** START OF Records for processing **

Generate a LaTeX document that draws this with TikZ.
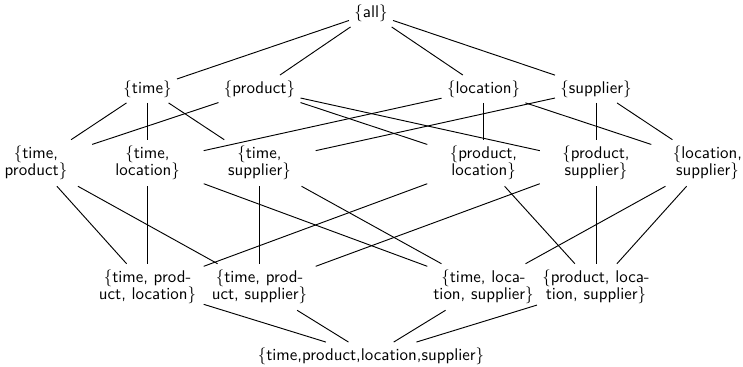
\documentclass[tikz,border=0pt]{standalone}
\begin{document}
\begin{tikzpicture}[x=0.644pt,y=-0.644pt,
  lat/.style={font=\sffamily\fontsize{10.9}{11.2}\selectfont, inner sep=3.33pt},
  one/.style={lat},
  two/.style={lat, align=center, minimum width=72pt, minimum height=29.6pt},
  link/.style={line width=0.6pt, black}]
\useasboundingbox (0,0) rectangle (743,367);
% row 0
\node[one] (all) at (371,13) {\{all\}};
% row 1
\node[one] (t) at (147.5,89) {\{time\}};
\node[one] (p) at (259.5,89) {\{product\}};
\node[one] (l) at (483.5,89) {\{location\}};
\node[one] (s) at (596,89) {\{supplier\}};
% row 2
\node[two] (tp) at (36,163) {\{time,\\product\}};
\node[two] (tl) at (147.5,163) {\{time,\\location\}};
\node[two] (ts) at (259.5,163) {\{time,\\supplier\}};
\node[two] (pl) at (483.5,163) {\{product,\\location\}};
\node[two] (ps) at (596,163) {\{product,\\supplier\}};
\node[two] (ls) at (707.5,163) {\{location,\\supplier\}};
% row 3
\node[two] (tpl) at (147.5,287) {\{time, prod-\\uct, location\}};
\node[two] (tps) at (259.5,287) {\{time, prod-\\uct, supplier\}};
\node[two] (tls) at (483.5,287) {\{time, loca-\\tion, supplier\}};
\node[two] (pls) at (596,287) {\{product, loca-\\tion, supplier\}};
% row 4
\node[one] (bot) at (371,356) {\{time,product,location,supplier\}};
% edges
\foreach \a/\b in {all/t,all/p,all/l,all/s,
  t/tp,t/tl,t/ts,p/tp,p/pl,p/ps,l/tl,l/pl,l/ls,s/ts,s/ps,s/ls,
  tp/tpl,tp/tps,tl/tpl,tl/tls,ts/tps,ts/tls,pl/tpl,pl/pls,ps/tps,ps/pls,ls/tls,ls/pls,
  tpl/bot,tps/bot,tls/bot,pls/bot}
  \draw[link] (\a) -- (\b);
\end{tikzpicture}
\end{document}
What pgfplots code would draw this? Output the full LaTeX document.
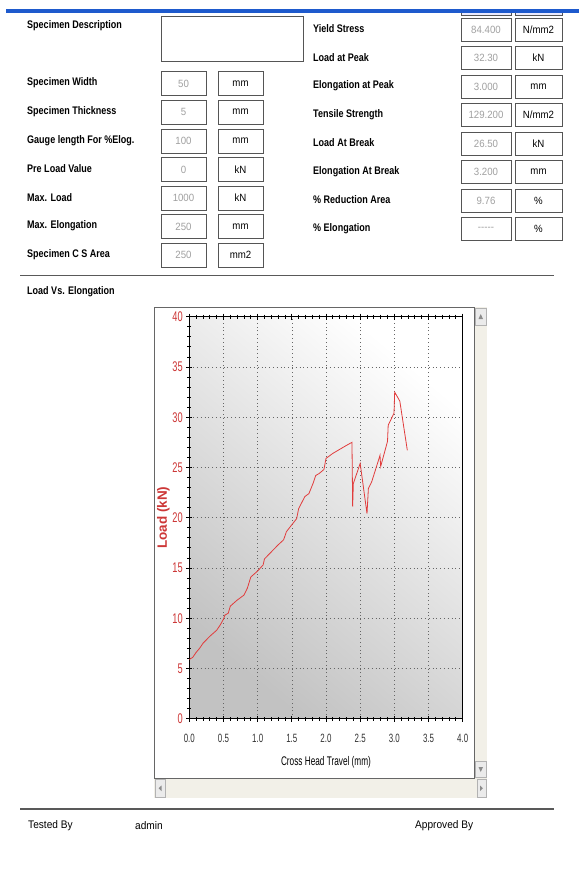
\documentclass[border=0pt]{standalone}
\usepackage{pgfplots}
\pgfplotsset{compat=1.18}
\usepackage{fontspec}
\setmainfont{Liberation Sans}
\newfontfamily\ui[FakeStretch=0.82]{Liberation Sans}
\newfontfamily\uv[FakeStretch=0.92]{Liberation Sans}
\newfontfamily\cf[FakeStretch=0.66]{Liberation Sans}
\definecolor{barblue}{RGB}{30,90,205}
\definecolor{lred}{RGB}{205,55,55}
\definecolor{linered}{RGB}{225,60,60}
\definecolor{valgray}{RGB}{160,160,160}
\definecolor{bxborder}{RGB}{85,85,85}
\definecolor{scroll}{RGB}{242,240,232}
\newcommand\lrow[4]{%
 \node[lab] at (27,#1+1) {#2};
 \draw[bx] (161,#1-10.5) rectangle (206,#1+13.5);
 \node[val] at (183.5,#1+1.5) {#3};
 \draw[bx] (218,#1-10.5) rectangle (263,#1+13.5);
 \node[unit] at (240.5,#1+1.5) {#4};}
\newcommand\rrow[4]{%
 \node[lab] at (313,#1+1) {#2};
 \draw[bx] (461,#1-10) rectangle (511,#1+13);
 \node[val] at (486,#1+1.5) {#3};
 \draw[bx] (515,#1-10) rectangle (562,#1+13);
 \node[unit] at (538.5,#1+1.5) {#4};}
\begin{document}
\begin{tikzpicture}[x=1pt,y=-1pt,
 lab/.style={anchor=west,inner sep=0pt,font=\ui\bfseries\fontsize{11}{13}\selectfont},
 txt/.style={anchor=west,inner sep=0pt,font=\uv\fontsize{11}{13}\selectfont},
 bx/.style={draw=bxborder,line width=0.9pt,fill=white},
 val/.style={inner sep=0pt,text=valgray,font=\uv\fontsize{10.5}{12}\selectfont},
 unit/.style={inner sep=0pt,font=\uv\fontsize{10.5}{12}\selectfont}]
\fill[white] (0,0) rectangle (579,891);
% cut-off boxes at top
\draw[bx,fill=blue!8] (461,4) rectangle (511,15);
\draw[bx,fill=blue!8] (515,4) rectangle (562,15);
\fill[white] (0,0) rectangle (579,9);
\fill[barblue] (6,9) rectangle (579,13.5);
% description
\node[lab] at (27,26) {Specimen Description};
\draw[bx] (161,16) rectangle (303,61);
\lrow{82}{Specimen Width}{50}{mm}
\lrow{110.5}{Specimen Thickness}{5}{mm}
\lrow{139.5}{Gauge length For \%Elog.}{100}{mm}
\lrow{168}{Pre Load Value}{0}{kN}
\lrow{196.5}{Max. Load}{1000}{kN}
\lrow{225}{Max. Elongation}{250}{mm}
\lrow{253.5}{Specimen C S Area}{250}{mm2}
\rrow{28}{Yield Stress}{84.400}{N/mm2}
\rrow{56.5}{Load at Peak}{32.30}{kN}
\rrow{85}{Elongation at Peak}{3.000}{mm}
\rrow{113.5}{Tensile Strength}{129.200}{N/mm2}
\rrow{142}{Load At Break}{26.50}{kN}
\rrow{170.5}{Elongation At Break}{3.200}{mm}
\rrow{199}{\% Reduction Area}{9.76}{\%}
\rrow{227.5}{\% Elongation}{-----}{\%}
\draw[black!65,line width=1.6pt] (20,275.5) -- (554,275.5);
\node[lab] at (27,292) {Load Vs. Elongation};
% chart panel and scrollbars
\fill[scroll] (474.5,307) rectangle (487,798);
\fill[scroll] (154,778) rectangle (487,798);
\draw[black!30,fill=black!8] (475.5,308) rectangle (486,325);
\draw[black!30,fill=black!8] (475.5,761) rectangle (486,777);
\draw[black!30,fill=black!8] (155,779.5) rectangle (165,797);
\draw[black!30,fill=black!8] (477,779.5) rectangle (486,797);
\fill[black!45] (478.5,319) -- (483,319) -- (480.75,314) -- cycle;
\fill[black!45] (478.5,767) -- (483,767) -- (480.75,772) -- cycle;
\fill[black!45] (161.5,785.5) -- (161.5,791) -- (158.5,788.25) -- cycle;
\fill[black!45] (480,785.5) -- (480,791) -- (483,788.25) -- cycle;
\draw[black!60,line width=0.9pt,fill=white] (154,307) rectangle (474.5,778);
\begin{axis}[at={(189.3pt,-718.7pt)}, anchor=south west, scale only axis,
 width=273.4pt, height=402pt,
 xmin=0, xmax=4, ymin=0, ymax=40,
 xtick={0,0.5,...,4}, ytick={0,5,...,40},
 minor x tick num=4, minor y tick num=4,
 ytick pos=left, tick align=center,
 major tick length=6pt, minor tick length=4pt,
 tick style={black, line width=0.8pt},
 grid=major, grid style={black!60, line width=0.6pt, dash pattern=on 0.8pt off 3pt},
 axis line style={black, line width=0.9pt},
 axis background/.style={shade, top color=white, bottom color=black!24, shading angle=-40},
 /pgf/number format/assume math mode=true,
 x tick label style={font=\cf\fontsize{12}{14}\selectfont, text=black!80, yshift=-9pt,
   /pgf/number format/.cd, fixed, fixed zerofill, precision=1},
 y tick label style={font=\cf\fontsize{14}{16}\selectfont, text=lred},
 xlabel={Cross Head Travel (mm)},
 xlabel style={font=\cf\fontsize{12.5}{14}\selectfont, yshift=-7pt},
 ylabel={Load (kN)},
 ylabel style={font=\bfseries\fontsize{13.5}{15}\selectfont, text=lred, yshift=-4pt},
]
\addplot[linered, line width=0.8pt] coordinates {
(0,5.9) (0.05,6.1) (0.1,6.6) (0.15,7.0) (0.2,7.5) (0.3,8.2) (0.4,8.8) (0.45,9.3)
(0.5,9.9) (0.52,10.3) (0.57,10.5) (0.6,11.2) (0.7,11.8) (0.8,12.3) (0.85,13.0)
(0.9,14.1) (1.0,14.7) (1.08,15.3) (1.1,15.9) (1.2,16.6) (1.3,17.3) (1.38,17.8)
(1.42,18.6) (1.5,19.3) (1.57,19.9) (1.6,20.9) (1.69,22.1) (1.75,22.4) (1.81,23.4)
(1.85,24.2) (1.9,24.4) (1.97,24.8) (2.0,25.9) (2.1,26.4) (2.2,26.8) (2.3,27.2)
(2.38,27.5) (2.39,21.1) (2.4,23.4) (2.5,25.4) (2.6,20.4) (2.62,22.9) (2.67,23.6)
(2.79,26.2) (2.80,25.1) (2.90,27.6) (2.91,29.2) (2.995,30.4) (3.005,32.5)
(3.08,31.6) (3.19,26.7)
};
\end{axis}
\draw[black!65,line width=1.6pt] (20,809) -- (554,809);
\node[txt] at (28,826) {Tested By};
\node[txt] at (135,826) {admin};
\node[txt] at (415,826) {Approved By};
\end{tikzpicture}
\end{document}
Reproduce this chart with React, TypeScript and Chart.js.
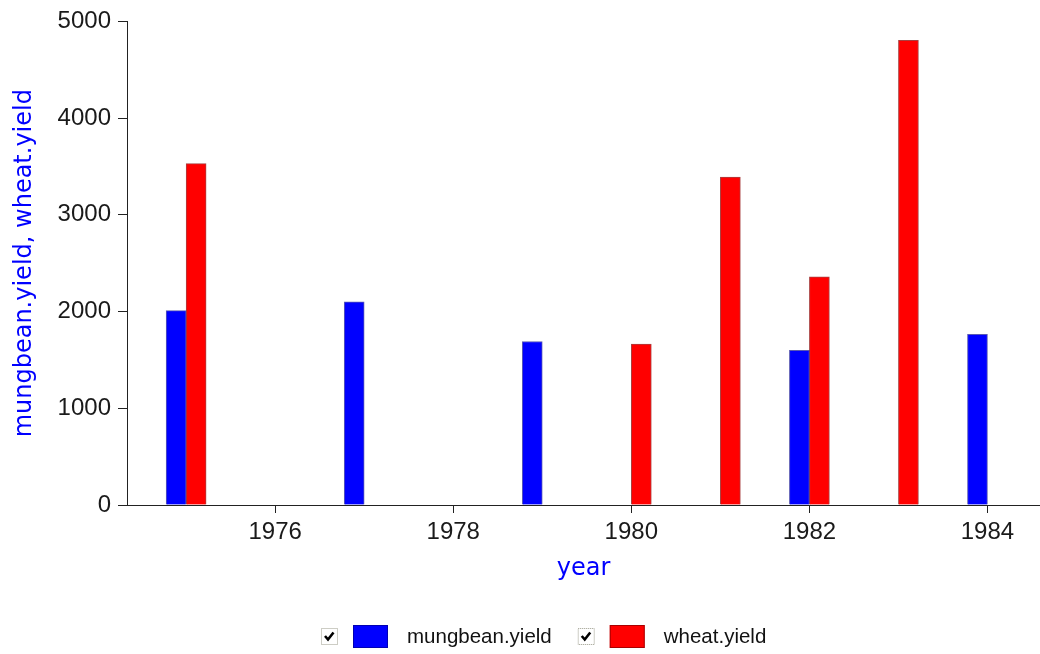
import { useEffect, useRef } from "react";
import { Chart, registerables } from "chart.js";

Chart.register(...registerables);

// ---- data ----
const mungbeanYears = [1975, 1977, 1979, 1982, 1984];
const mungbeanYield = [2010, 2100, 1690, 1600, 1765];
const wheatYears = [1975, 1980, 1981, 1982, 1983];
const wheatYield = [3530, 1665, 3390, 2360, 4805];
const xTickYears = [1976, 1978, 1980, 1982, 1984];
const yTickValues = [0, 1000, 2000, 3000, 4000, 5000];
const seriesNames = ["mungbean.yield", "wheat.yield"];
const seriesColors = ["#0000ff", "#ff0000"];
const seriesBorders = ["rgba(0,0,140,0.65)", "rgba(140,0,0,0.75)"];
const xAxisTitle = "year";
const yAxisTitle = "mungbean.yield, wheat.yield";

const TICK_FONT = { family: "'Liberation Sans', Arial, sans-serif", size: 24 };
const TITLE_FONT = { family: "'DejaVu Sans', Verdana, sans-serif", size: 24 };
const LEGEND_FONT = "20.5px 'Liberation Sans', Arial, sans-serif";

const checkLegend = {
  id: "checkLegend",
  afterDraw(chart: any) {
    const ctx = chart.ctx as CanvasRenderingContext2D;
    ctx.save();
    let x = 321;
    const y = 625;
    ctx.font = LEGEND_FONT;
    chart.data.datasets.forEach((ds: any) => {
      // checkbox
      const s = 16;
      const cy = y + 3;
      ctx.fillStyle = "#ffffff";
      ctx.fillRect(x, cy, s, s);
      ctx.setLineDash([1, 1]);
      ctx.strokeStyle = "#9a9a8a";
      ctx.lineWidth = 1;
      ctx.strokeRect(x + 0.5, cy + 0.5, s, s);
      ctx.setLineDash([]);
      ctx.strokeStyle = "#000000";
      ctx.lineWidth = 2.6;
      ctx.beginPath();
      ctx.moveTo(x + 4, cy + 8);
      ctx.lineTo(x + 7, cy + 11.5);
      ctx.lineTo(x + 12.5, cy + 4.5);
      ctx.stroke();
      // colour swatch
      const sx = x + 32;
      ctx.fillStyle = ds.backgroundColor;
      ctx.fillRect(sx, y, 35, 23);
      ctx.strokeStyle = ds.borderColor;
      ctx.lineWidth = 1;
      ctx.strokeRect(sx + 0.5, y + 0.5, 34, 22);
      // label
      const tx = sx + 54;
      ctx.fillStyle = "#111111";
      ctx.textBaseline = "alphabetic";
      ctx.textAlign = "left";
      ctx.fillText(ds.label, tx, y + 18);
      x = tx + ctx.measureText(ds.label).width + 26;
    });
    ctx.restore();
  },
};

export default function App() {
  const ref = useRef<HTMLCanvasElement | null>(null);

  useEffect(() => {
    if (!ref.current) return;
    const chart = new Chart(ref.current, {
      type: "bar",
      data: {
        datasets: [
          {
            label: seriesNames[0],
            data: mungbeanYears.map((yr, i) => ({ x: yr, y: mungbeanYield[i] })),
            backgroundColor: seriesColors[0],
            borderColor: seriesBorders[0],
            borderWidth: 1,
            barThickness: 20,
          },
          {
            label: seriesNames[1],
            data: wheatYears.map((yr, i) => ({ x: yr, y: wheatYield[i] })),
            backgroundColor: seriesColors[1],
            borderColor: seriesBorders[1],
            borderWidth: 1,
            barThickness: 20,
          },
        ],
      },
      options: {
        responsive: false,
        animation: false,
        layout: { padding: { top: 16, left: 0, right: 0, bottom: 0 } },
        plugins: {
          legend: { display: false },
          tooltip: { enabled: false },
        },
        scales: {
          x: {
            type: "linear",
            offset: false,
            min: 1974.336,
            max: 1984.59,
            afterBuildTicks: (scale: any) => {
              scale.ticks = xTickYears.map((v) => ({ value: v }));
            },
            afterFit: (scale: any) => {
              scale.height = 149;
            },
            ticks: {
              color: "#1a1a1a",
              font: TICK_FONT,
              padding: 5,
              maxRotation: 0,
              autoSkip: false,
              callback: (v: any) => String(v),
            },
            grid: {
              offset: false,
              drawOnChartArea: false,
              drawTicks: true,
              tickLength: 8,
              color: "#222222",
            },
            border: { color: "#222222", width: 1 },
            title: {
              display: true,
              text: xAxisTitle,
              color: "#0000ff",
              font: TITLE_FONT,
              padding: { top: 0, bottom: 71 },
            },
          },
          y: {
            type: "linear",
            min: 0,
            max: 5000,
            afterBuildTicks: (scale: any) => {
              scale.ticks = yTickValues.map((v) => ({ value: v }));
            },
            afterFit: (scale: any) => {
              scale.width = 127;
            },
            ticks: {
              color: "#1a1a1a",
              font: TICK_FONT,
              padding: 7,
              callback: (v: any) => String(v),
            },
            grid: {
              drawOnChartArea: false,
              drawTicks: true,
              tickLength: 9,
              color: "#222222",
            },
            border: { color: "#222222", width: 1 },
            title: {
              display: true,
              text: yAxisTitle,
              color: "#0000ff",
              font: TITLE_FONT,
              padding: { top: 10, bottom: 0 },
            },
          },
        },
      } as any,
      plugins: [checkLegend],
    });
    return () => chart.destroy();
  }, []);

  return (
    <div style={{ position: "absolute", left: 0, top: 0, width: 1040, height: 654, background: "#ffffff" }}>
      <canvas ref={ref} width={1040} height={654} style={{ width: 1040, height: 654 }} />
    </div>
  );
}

** END OF Records for processing **

Written exercise
Select and copy every line of the material that holds the string "LaTeX".

Result of the exercise
Generate a LaTeX document that draws this with TikZ.
What pgfplots code would draw this? Output the full LaTeX document.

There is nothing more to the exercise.